Прокуратурская машина стояла у подъезда. Это и надоумило меня отвезти представление на «Прибор» и лично вручить директору…
Через полчаса я вошел в приемную. Деревянные полированные поверхности, цветной телевизор, секретарша, одной рукой державшая чашечку кофе, второй нажимавшая какие-то клавиши, — все это отрезвило меня. Приезд, бумага в портфеле и даже самоубийство Анищина сразу показались незначительным эпизодом в потоке жизни, вроде того коробка спичек, который ставится для масштаба с чем-нибудь крупным. Но я подошел к секретарше, уже преодолевая заградительную силу ее взгляда.
— Мне бы к директору…
— Вам назначено?
— Нет.
— Он занят, — сказала она так, словно он умер и ни за что не воскреснет.
Видимо, с портфелем и шапкой в руке — из меха тюленя — я походил на толкача, приехавшего за приборами, фондами или какими-нибудь неликвидами. Вздохнув, я полез за удостоверением, которое предъявлять не люблю, — точно мандат на привилегии. Секретарша рассмотрела его с любопытством, после чего глаза ее поголубели, а синевато-перламутровые губы улыбнулись мне почти женственно.

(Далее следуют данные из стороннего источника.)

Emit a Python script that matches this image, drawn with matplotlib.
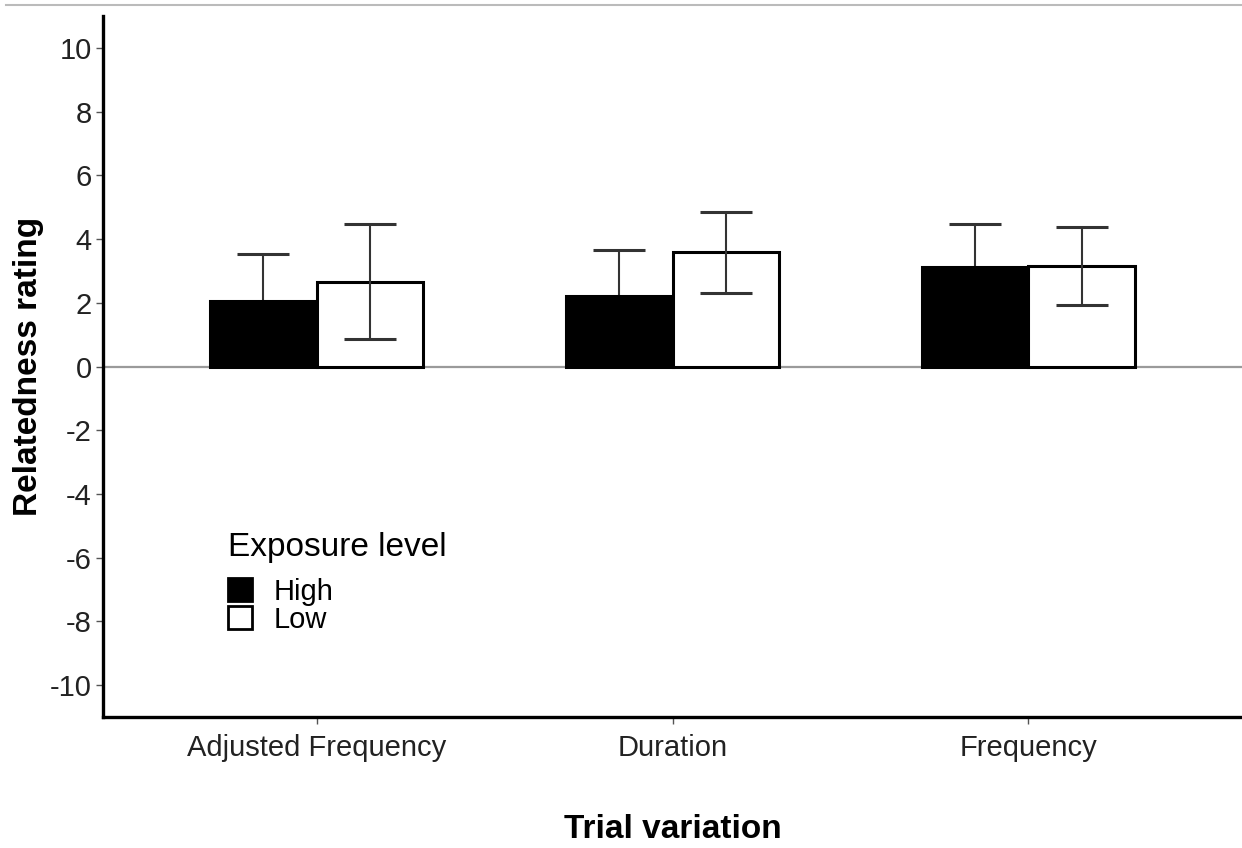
import numpy as np
import matplotlib
matplotlib.use("Agg")
import matplotlib.pyplot as plt
from matplotlib.patches import Patch
from matplotlib.lines import Line2D

plt.rcParams['font.family'] = ['Liberation Sans', 'DejaVu Sans']
plt.rcParams['axes.unicode_minus'] = False

categories = ["Adjusted Frequency", "Duration", "Frequency"]
levels = ["High", "Low"]
means_high = [2.06, 2.22, 3.12]
se_high = [1.47, 1.43, 1.36]
means_low = [2.66, 3.58, 3.16]
se_low = [1.81, 1.27, 1.23]

fig = plt.figure(figsize=(12.42, 8.48), dpi=100)
ax = fig.add_axes([103 / 1242, 131 / 848, 1139 / 1242, 701 / 848])

x = np.arange(1, len(categories) + 1)
w = 0.3

ax.axhline(0, color='#9a9a9a', lw=1.6, zorder=1)

# high errorbars sit under the black bars, low ones over the white bars
ax.errorbar(x - w / 2, means_high, yerr=se_high, fmt='none', ecolor='#333333',
            elinewidth=1.5, capsize=19, capthick=2.2, zorder=1.5)
ax.bar(x - w / 2, means_high, w, color='black', edgecolor='black', lw=2.2, zorder=2, label=levels[0])
ax.bar(x + w / 2, means_low, w, color='white', edgecolor='black', lw=2.2, zorder=2, label=levels[1])
ax.errorbar(x + w / 2, means_low, yerr=se_low, fmt='none', ecolor='#333333',
            elinewidth=1.5, capsize=19, capthick=2.2, zorder=3)

ax.set_xlim(0.4, 3.6)
ax.set_ylim(-11, 11)
ax.set_yticks(np.arange(-10, 11, 2))
ax.set_xticks(x)
ax.set_xticklabels(categories)

for s in ['top', 'right']:
    ax.spines[s].set_visible(False)
for s in ['left', 'bottom']:
    ax.spines[s].set_linewidth(2.4)
    ax.spines[s].set_color('black')

ax.tick_params(axis='both', colors='#555555', labelcolor='#222222',
               labelsize=21, length=5, width=1)
ax.tick_params(axis='y', pad=3)
ax.tick_params(axis='x', pad=7)

ax.set_ylabel("Relatedness rating", fontsize=24, fontweight='bold', labelpad=4)
ax.set_xlabel("Trial variation", fontsize=24, fontweight='bold', labelpad=38)

handles = [Patch(facecolor='black', edgecolor='black', lw=2, label=levels[0]),
           Patch(facecolor='white', edgecolor='black', lw=2, label=levels[1])]
leg = ax.legend(handles=handles, title="Exposure level", loc='upper left',
                bbox_to_anchor=(216 / 1242, 1 - 520 / 848), bbox_transform=fig.transFigure,
                frameon=False, fontsize=21, title_fontsize=24,
                handlelength=0.85, handleheight=0.85, labelspacing=0.0,
                handletextpad=0.72, borderaxespad=0)
leg._legend_box.align = 'left'
leg._legend_box.sep = 11

fig.add_artist(Line2D([6 / 1242, 1], [1 - 5 / 848, 1 - 5 / 848],
                      transform=fig.transFigure, color='#bbbbbb', lw=1.5))

fig.savefig("out.png", dpi=100)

— У него совещание по соцкультбыту.
— Подожду…
Я сел в кресло у телевизора. Прав Анищин: нельзя человеку жить долго, ибо повторяемость событий начинает утомлять. По-моему, все мои пятьдесят лет говорят о жилищной проблеме и плохих дорогах, овощах и мясе, соцкультбыте и услугах. Меня удивляет не то, что всего этого так и не появляется, а удивляет наивная вера людей в пришествие всеобщего благоденствия, стоит расстелиться достатку в автомобилях, квадратных метрах, модной обуви и обильных услугах. Дело о самоубийстве Анишина подтверждало это: и он был хорошо обеспечен, и дочь, а счастья не было. Пожалуй, я не совсем точно сложил свою мысль: меня раздражает подмена вечных истин — счастья, смысла жизни, добра, горя — соцкультбытом и окладами.
— Сейчас спрошу, — сказала вдруг секретарша и, допив залпом кофе, грациозно исчезла за чернокожей дверью.
Я ждал ее возвращения, но вместе с ней из-за чернокожей двери разгоряченно появился мужчина лет сорока, подошел ко мне и сел рядом в кресло:
— Пусть без меня поговорят… Слушаю вас!
Я достал из портфеля бумагу. Он прочел ее с той же разгоряченной энергией, с которой и вышел из кабинета.
— А с виду баба приятная, — изумился директор.
— По-моему, Сокальская и с виду спесива.
— Про эти… про зубы… верно?
— Она и не отрицает.
— А чего вы от нас хотите?
— Общественного обсуждения.
— В форме чего?
— Например, провести собрание. Директор задумался. Две крылатые складки от носа к уголкам рта сразу состарили его лицо, и на сорок оно уже не выглядело.
— Плана не даем, на хозрасчет толком не перейти… А тут мораль.
— И план, и хозрасчет в конечном счете зависят от морали.
— Мы пьянство-то не можем побороть.
— Потому что не боретесь.
— Как? Вот у нас главный механик, отменный организатор и рукодел, а потихоньку употребляет. Что прикажете делать?
— Высказать ему презрение.
— Каким образом?
— Для начала не подавайте руки.
— И он перестанет пить?
— Он задумается.
За чернокожей дверью расшумелись. Директор недовольно кивнул в ее сторону, словно участники совещания видели сквозь стены. Он кивал секретарше, которая понятливо заспешила в его кабинет, — шумок утих.
— Допустим, собрание… И что скажем? Покончил с собой на почве голода?
— Нет.
— От болезней?
— Нет.
— От старости, что ли?
— Сокальская его убила.
— Но ведь не убила.
— Я приду на собрание и докажу, что убила.
— Чем убила, как?
— Убила одиночеством.
— Ну, для общего собрания это слишком тонко.
— Сокальская ограбила и бросила старика.
Директор поднялся. Я видел, что его мысли уже полетели туда, за чернокожую дверь. По крайней мере, крылатые складки на лице разгладились, отчего оно вновь стало энергичным и сорокалетним. Да он еще улыбнулся.
— Пусть решает наша общественность. Лично я руки ей подавать не намерен. — И, прекращая все дальнейшие разговоры, директор заткнул мне рот элегантно: — Верочка, надеюсь, вы предложите гостю чашечку кофе?